Copy out each line below that has the word "chart" in it.

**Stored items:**
-=-=-=-=-

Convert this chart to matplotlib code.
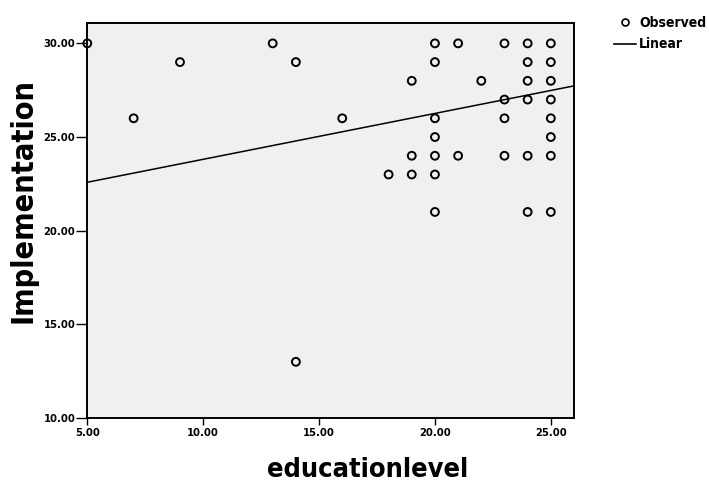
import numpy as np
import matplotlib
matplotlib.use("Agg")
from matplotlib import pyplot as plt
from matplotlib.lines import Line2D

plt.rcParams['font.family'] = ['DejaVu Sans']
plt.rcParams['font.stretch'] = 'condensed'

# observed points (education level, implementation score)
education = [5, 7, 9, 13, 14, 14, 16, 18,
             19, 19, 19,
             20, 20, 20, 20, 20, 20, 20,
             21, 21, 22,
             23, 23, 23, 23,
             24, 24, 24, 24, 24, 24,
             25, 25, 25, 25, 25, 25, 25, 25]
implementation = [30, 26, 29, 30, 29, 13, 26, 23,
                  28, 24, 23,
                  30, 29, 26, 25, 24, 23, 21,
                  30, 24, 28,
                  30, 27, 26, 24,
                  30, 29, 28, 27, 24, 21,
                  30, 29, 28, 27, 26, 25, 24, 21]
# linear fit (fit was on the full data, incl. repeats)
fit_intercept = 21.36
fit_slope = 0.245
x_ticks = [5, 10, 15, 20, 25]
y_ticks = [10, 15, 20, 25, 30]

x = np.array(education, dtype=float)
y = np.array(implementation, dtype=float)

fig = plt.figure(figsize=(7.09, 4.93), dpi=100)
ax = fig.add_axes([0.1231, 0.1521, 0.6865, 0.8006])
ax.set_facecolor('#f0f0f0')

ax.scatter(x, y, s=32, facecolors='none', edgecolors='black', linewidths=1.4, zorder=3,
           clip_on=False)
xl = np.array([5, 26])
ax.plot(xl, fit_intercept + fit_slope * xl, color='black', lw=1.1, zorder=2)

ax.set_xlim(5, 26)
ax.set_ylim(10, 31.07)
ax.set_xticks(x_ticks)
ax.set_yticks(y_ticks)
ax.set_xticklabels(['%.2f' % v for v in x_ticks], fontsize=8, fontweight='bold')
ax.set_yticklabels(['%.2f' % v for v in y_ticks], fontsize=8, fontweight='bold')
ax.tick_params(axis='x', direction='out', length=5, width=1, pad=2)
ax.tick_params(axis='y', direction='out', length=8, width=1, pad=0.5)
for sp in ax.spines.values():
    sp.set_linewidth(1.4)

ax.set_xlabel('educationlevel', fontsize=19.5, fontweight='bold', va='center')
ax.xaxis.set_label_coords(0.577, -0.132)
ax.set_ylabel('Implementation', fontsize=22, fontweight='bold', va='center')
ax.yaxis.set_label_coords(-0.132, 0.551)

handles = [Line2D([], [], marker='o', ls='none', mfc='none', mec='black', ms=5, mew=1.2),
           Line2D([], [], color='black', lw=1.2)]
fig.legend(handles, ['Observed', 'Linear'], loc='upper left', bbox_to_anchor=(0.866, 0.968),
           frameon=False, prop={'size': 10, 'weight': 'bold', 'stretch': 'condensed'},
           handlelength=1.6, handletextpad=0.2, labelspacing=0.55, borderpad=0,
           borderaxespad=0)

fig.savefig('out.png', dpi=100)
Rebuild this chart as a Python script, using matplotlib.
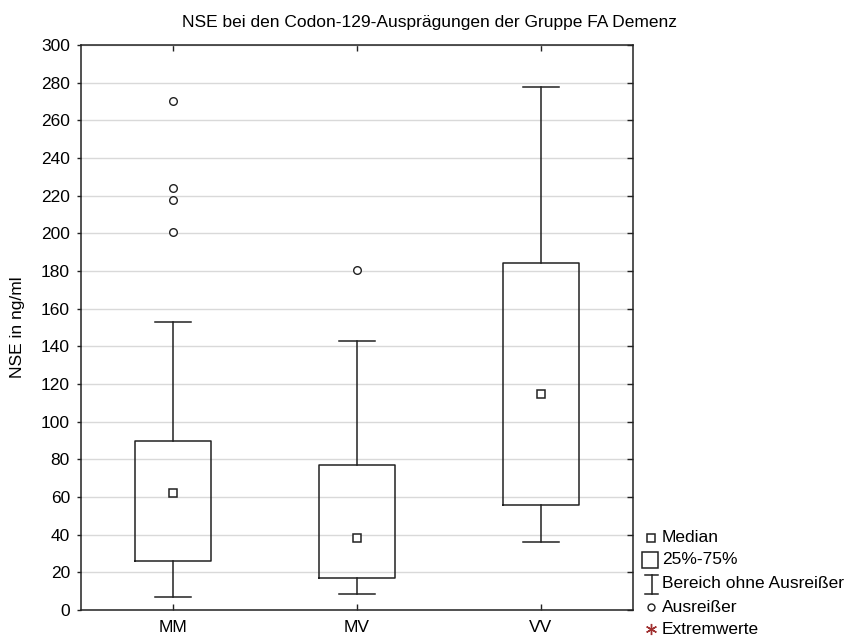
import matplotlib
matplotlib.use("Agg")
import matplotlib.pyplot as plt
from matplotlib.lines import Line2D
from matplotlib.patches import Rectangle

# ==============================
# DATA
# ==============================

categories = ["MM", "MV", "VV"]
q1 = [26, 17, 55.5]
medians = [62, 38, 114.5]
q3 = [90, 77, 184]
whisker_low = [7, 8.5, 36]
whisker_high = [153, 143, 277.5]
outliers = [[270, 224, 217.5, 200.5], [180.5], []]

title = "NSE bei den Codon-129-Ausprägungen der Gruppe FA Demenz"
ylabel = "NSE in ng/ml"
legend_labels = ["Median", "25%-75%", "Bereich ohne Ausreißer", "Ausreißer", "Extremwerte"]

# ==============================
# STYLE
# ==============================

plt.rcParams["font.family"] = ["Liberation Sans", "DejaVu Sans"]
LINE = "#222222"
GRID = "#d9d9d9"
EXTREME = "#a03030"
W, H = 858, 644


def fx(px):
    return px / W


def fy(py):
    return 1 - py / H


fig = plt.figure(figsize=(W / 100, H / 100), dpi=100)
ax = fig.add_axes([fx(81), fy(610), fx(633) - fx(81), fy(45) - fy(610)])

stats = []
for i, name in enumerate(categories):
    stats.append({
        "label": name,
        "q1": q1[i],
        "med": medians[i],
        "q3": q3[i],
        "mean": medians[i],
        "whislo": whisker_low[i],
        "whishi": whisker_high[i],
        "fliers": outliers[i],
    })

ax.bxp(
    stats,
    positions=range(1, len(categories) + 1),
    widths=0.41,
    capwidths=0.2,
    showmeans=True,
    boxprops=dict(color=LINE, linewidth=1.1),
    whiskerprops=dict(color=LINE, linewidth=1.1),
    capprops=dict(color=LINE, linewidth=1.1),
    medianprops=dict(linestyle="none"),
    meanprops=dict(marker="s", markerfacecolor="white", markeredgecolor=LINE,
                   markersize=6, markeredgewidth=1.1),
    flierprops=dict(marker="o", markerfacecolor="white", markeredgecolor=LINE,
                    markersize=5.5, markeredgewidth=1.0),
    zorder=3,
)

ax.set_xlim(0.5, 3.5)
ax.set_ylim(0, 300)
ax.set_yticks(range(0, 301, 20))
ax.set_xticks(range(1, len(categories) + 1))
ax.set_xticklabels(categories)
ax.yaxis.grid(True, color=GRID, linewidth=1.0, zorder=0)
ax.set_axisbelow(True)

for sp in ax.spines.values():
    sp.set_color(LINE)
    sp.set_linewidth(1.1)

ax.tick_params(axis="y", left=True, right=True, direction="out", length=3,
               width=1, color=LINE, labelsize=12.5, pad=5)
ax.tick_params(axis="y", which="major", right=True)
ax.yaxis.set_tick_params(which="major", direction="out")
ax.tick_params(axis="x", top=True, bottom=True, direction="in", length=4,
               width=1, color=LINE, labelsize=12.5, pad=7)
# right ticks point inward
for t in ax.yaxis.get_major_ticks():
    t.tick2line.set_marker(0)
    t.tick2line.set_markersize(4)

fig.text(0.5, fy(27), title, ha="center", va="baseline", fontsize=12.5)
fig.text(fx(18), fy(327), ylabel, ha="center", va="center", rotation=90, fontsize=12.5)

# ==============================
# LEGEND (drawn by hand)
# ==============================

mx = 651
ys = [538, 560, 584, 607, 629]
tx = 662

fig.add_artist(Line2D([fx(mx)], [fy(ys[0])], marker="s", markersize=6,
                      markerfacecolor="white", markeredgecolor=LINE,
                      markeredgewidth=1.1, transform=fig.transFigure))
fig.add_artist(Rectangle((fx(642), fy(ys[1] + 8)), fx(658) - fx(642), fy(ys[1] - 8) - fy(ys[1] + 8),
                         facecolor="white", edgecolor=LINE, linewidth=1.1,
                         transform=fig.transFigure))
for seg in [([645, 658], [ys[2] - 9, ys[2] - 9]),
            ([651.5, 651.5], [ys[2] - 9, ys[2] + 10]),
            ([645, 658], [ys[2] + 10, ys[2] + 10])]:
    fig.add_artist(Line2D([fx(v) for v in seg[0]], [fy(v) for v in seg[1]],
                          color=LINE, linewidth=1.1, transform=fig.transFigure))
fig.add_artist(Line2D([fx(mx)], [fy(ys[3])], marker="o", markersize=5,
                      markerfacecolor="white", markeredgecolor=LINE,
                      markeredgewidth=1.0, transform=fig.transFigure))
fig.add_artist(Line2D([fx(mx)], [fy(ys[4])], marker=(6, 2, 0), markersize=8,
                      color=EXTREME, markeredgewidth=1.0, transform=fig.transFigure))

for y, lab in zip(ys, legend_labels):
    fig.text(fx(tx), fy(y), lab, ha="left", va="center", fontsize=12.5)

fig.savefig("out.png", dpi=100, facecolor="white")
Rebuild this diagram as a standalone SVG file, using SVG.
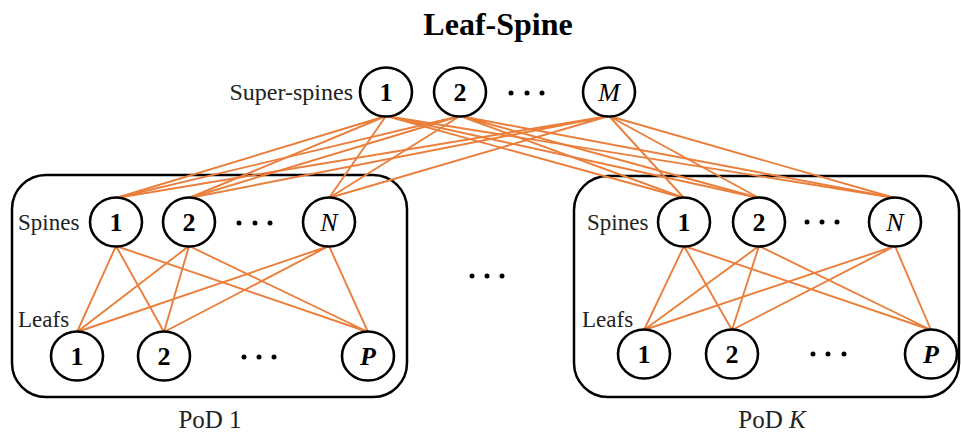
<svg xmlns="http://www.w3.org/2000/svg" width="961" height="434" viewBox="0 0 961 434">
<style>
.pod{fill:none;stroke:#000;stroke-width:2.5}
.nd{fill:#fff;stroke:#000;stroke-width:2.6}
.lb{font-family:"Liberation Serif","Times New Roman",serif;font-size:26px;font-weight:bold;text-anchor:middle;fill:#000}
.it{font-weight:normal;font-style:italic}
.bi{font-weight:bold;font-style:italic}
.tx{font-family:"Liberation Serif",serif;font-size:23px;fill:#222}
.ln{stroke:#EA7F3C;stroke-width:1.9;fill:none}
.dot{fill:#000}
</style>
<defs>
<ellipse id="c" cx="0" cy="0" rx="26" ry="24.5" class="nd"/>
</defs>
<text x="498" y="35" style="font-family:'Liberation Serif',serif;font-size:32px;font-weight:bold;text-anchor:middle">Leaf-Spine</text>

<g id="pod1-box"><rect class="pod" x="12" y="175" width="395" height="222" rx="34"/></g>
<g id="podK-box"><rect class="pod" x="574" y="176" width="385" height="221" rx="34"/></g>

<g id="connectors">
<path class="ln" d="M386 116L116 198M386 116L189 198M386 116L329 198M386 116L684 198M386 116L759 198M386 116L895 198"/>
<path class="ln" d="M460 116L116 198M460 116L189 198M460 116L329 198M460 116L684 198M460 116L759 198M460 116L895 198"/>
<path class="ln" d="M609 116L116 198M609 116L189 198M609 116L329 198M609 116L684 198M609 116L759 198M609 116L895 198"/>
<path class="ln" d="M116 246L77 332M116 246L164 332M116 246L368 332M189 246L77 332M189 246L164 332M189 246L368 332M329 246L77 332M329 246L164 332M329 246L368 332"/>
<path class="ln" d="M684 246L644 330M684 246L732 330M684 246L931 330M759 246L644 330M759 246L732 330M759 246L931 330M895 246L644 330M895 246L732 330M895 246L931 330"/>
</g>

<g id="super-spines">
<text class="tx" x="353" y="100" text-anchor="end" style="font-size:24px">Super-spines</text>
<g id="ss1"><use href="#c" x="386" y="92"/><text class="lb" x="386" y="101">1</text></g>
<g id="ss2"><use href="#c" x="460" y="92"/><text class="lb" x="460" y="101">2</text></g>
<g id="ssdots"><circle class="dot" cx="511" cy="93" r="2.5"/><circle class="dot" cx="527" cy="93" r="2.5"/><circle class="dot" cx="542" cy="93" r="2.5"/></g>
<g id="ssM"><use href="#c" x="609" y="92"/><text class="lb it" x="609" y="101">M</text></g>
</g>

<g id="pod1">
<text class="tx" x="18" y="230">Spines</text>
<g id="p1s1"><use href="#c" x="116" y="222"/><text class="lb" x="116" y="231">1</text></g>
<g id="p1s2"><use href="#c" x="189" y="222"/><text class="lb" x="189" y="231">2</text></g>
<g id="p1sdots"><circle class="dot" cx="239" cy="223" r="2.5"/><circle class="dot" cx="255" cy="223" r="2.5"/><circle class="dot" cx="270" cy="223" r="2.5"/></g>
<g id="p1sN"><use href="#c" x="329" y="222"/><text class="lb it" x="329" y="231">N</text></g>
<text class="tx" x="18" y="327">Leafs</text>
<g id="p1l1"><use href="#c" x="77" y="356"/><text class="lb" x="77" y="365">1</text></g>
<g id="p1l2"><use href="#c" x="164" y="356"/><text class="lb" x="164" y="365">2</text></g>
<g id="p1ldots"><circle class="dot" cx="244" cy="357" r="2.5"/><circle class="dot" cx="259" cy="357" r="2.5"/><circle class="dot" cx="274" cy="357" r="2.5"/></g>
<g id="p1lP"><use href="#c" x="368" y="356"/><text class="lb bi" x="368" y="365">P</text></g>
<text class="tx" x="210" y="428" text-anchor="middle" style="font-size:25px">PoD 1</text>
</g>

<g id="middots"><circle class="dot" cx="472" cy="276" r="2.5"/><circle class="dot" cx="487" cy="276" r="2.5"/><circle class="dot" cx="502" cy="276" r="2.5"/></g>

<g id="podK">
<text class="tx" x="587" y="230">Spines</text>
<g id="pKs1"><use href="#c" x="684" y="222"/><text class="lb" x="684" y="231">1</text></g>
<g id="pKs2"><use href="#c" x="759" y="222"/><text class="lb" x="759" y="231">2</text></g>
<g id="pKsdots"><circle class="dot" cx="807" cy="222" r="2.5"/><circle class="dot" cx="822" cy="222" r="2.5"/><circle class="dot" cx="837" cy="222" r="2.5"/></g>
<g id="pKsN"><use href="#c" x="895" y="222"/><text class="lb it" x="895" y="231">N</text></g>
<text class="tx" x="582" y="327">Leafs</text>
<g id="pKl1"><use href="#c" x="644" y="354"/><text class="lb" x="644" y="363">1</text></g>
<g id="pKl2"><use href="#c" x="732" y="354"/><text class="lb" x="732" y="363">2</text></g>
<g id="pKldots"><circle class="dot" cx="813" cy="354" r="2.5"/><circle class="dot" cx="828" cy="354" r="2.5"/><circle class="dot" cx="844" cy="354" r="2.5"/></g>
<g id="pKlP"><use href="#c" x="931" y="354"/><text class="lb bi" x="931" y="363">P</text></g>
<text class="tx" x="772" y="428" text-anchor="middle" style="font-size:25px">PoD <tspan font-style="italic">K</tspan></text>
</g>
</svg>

-=-=-=-=-

**Task response:**
Convert this chart to matplotlib code.
Rebuild this chart as a Python script, using matplotlib.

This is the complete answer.